Recorded information:
§

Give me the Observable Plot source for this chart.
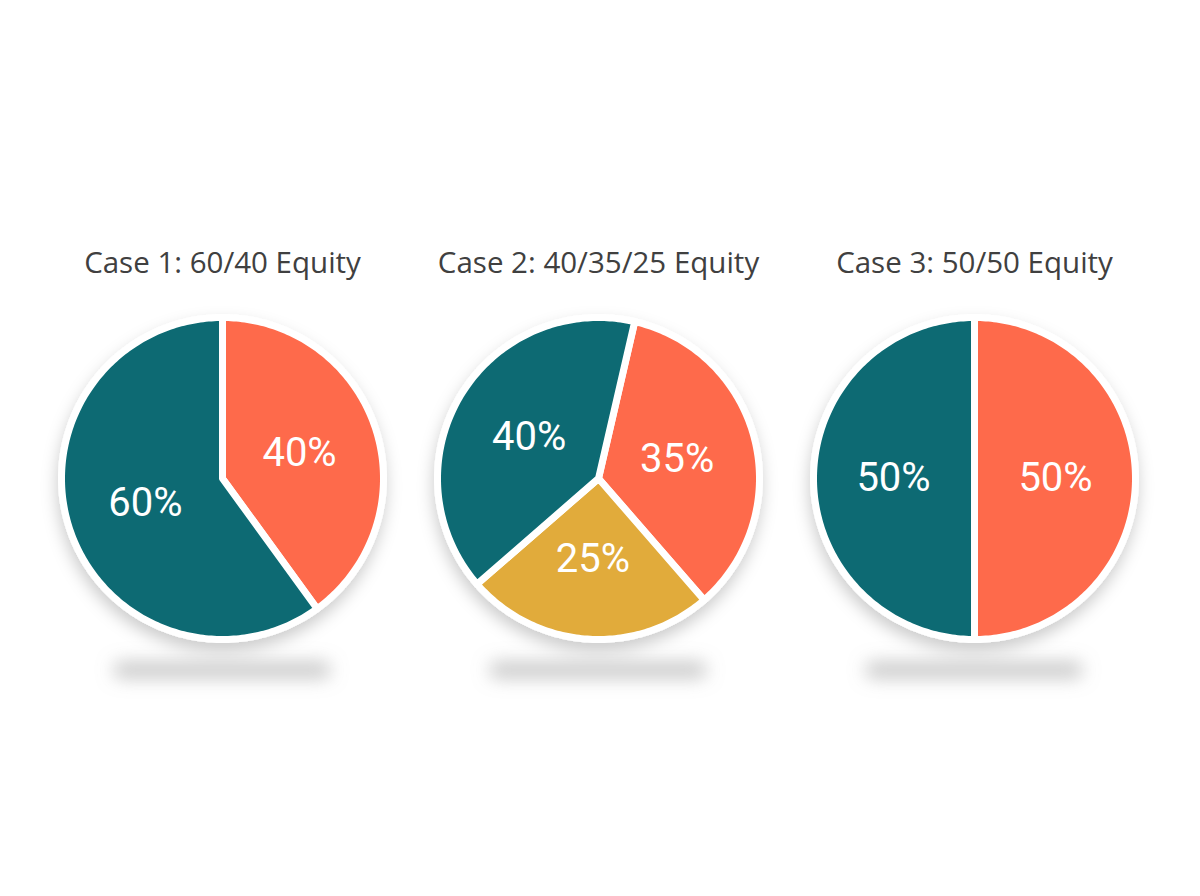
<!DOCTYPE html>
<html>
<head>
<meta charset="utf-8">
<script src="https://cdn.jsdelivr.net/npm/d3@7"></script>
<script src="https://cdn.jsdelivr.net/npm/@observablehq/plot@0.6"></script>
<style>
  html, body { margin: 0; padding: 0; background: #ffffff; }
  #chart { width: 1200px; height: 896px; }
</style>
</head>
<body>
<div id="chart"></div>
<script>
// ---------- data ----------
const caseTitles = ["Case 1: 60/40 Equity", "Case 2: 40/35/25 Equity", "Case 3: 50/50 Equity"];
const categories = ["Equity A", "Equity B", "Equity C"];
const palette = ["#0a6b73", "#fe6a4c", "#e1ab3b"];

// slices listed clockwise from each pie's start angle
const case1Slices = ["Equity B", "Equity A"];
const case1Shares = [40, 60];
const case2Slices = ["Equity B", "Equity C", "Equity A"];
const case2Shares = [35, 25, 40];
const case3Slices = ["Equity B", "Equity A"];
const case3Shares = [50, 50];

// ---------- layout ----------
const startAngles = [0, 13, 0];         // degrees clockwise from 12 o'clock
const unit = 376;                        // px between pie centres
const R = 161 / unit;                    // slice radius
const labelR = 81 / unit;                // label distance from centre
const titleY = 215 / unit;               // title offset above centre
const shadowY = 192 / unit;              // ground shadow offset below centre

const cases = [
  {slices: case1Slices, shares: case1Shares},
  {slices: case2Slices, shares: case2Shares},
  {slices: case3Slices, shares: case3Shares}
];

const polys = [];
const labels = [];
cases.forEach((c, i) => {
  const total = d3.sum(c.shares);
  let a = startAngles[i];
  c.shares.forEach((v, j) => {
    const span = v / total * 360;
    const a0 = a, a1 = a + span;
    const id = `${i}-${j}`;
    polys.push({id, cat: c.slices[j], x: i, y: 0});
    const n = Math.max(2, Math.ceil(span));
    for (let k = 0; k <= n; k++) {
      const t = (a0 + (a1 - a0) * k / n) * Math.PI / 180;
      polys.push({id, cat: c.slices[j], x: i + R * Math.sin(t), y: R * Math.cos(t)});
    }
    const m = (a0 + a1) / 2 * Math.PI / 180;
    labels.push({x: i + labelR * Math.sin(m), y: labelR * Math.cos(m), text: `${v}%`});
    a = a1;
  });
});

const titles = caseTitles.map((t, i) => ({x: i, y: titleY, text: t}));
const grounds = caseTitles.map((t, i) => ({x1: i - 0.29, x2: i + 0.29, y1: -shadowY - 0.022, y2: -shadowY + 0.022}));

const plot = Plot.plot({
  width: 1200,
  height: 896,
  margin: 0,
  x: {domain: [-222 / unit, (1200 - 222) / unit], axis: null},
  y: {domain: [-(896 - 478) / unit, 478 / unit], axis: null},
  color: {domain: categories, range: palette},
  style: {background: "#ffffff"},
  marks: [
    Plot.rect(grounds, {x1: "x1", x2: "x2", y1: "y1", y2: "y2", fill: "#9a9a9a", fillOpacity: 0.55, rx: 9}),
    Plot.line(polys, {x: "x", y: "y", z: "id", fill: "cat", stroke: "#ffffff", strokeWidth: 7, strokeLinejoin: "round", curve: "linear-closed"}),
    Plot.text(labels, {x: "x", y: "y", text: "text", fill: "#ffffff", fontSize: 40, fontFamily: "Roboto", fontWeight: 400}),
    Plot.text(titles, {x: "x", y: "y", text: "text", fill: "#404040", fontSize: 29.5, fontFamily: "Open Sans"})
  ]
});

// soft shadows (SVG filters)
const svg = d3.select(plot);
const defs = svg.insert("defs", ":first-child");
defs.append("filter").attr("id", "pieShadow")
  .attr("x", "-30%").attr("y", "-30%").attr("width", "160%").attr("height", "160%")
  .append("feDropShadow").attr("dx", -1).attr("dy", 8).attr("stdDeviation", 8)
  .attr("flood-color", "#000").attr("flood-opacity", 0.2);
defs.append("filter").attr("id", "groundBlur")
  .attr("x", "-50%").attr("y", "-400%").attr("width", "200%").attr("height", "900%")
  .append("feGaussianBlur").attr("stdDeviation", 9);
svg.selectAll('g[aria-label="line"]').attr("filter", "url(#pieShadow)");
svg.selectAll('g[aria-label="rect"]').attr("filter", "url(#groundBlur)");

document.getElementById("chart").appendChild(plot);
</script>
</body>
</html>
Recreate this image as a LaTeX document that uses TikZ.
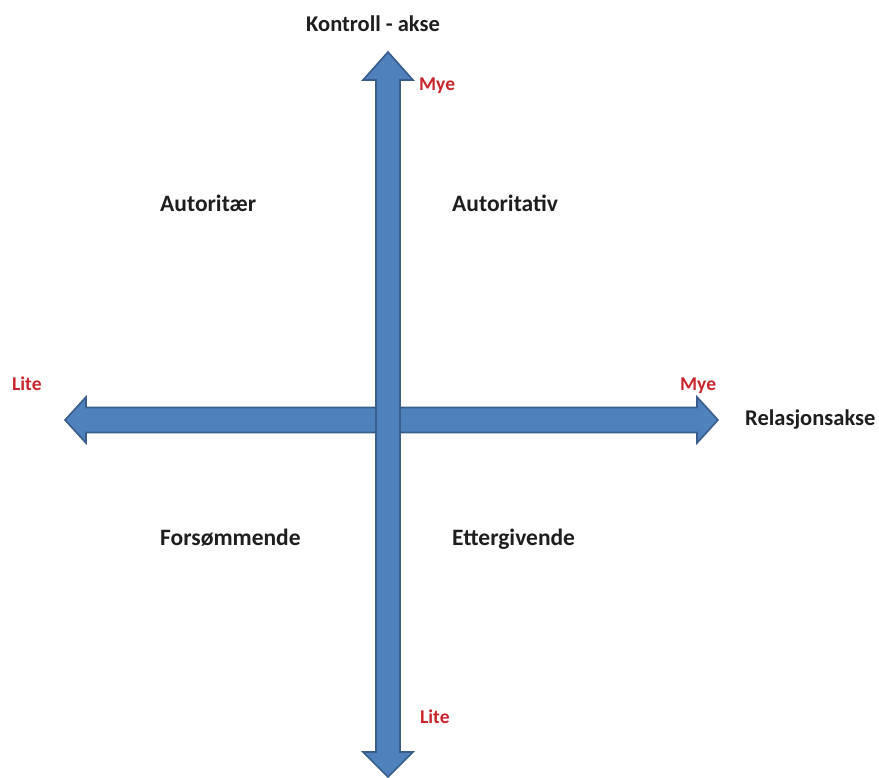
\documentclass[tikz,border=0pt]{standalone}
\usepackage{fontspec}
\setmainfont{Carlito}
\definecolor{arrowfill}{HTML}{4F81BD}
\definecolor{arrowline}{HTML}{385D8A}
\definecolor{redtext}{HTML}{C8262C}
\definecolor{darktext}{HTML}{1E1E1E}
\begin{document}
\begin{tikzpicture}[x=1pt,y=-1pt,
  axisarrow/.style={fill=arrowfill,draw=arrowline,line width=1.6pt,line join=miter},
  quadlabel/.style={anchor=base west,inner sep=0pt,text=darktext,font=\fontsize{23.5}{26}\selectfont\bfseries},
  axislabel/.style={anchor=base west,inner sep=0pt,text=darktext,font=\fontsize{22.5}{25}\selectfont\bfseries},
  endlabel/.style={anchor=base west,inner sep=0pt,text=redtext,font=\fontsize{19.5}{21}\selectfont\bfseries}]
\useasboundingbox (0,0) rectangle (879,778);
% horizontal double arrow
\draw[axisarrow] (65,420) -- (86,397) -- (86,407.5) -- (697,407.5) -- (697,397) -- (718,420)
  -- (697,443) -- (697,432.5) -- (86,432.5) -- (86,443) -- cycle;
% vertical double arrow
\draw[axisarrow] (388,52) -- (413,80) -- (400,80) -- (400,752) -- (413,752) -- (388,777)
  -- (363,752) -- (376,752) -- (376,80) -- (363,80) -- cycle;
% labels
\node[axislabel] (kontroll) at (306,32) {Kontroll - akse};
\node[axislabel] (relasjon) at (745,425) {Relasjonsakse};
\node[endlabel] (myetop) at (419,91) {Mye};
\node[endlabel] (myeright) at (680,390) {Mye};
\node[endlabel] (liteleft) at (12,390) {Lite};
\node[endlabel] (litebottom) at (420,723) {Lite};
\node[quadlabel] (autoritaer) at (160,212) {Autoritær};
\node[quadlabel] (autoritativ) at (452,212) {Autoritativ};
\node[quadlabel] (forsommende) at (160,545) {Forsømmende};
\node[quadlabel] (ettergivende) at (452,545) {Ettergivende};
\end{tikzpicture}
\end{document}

§

Task requirements:
Your task is an exact transcription of all the data, minus the pictures.

Task output:
Give me the Observable Plot source for this chart.
<!DOCTYPE html>
<html>
<head>
<meta charset="utf-8">
<script src="https://cdn.jsdelivr.net/npm/d3@7"></script>
<script src="https://cdn.jsdelivr.net/npm/@observablehq/plot@0.6"></script>
<style>
  html, body { margin: 0; padding: 0; background: #ffffff; }
  #chart { width: 1200px; height: 896px; }
</style>
</head>
<body>
<div id="chart"></div>
<script>
// ---------- data ----------
const caseTitles = ["Case 1: 60/40 Equity", "Case 2: 40/35/25 Equity", "Case 3: 50/50 Equity"];
const categories = ["Equity A", "Equity B", "Equity C"];
const palette = ["#0a6b73", "#fe6a4c", "#e1ab3b"];

// slices listed clockwise from each pie's start angle
const case1Slices = ["Equity B", "Equity A"];
const case1Shares = [40, 60];
const case2Slices = ["Equity B", "Equity C", "Equity A"];
const case2Shares = [35, 25, 40];
const case3Slices = ["Equity B", "Equity A"];
const case3Shares = [50, 50];

// ---------- layout ----------
const startAngles = [0, 13, 0];         // degrees clockwise from 12 o'clock
const unit = 376;                        // px between pie centres
const R = 161 / unit;                    // slice radius
const labelR = 81 / unit;                // label distance from centre
const titleY = 215 / unit;               // title offset above centre
const shadowY = 192 / unit;              // ground shadow offset below centre

const cases = [
  {slices: case1Slices, shares: case1Shares},
  {slices: case2Slices, shares: case2Shares},
  {slices: case3Slices, shares: case3Shares}
];

const polys = [];
const labels = [];
cases.forEach((c, i) => {
  const total = d3.sum(c.shares);
  let a = startAngles[i];
  c.shares.forEach((v, j) => {
    const span = v / total * 360;
    const a0 = a, a1 = a + span;
    const id = `${i}-${j}`;
    polys.push({id, cat: c.slices[j], x: i, y: 0});
    const n = Math.max(2, Math.ceil(span));
    for (let k = 0; k <= n; k++) {
      const t = (a0 + (a1 - a0) * k / n) * Math.PI / 180;
      polys.push({id, cat: c.slices[j], x: i + R * Math.sin(t), y: R * Math.cos(t)});
    }
    const m = (a0 + a1) / 2 * Math.PI / 180;
    labels.push({x: i + labelR * Math.sin(m), y: labelR * Math.cos(m), text: `${v}%`});
    a = a1;
  });
});

const titles = caseTitles.map((t, i) => ({x: i, y: titleY, text: t}));
const grounds = caseTitles.map((t, i) => ({x1: i - 0.29, x2: i + 0.29, y1: -shadowY - 0.022, y2: -shadowY + 0.022}));

const plot = Plot.plot({
  width: 1200,
  height: 896,
  margin: 0,
  x: {domain: [-222 / unit, (1200 - 222) / unit], axis: null},
  y: {domain: [-(896 - 478) / unit, 478 / unit], axis: null},
  color: {domain: categories, range: palette},
  style: {background: "#ffffff"},
  marks: [
    Plot.rect(grounds, {x1: "x1", x2: "x2", y1: "y1", y2: "y2", fill: "#9a9a9a", fillOpacity: 0.55, rx: 9}),
    Plot.line(polys, {x: "x", y: "y", z: "id", fill: "cat", stroke: "#ffffff", strokeWidth: 7, strokeLinejoin: "round", curve: "linear-closed"}),
    Plot.text(labels, {x: "x", y: "y", text: "text", fill: "#ffffff", fontSize: 40, fontFamily: "Roboto", fontWeight: 400}),
    Plot.text(titles, {x: "x", y: "y", text: "text", fill: "#404040", fontSize: 29.5, fontFamily: "Open Sans"})
  ]
});

// soft shadows (SVG filters)
const svg = d3.select(plot);
const defs = svg.insert("defs", ":first-child");
defs.append("filter").attr("id", "pieShadow")
  .attr("x", "-30%").attr("y", "-30%").attr("width", "160%").attr("height", "160%")
  .append("feDropShadow").attr("dx", -1).attr("dy", 8).attr("stdDeviation", 8)
  .attr("flood-color", "#000").attr("flood-opacity", 0.2);
defs.append("filter").attr("id", "groundBlur")
  .attr("x", "-50%").attr("y", "-400%").attr("width", "200%").attr("height", "900%")
  .append("feGaussianBlur").attr("stdDeviation", 9);
svg.selectAll('g[aria-label="line"]').attr("filter", "url(#pieShadow)");
svg.selectAll('g[aria-label="rect"]').attr("filter", "url(#groundBlur)");

document.getElementById("chart").appendChild(plot);
</script>
</body>
</html>
Recreate this image as a LaTeX document that uses TikZ.
\documentclass[tikz,border=0pt]{standalone}
\usepackage{fontspec}
\setmainfont{Carlito}
\definecolor{arrowfill}{HTML}{4F81BD}
\definecolor{arrowline}{HTML}{385D8A}
\definecolor{redtext}{HTML}{C8262C}
\definecolor{darktext}{HTML}{1E1E1E}
\begin{document}
\begin{tikzpicture}[x=1pt,y=-1pt,
  axisarrow/.style={fill=arrowfill,draw=arrowline,line width=1.6pt,line join=miter},
  quadlabel/.style={anchor=base west,inner sep=0pt,text=darktext,font=\fontsize{23.5}{26}\selectfont\bfseries},
  axislabel/.style={anchor=base west,inner sep=0pt,text=darktext,font=\fontsize{22.5}{25}\selectfont\bfseries},
  endlabel/.style={anchor=base west,inner sep=0pt,text=redtext,font=\fontsize{19.5}{21}\selectfont\bfseries}]
\useasboundingbox (0,0) rectangle (879,778);
% horizontal double arrow
\draw[axisarrow] (65,420) -- (86,397) -- (86,407.5) -- (697,407.5) -- (697,397) -- (718,420)
  -- (697,443) -- (697,432.5) -- (86,432.5) -- (86,443) -- cycle;
% vertical double arrow
\draw[axisarrow] (388,52) -- (413,80) -- (400,80) -- (400,752) -- (413,752) -- (388,777)
  -- (363,752) -- (376,752) -- (376,80) -- (363,80) -- cycle;
% labels
\node[axislabel] (kontroll) at (306,32) {Kontroll - akse};
\node[axislabel] (relasjon) at (745,425) {Relasjonsakse};
\node[endlabel] (myetop) at (419,91) {Mye};
\node[endlabel] (myeright) at (680,390) {Mye};
\node[endlabel] (liteleft) at (12,390) {Lite};
\node[endlabel] (litebottom) at (420,723) {Lite};
\node[quadlabel] (autoritaer) at (160,212) {Autoritær};
\node[quadlabel] (autoritativ) at (452,212) {Autoritativ};
\node[quadlabel] (forsommende) at (160,545) {Forsømmende};
\node[quadlabel] (ettergivende) at (452,545) {Ettergivende};
\end{tikzpicture}
\end{document}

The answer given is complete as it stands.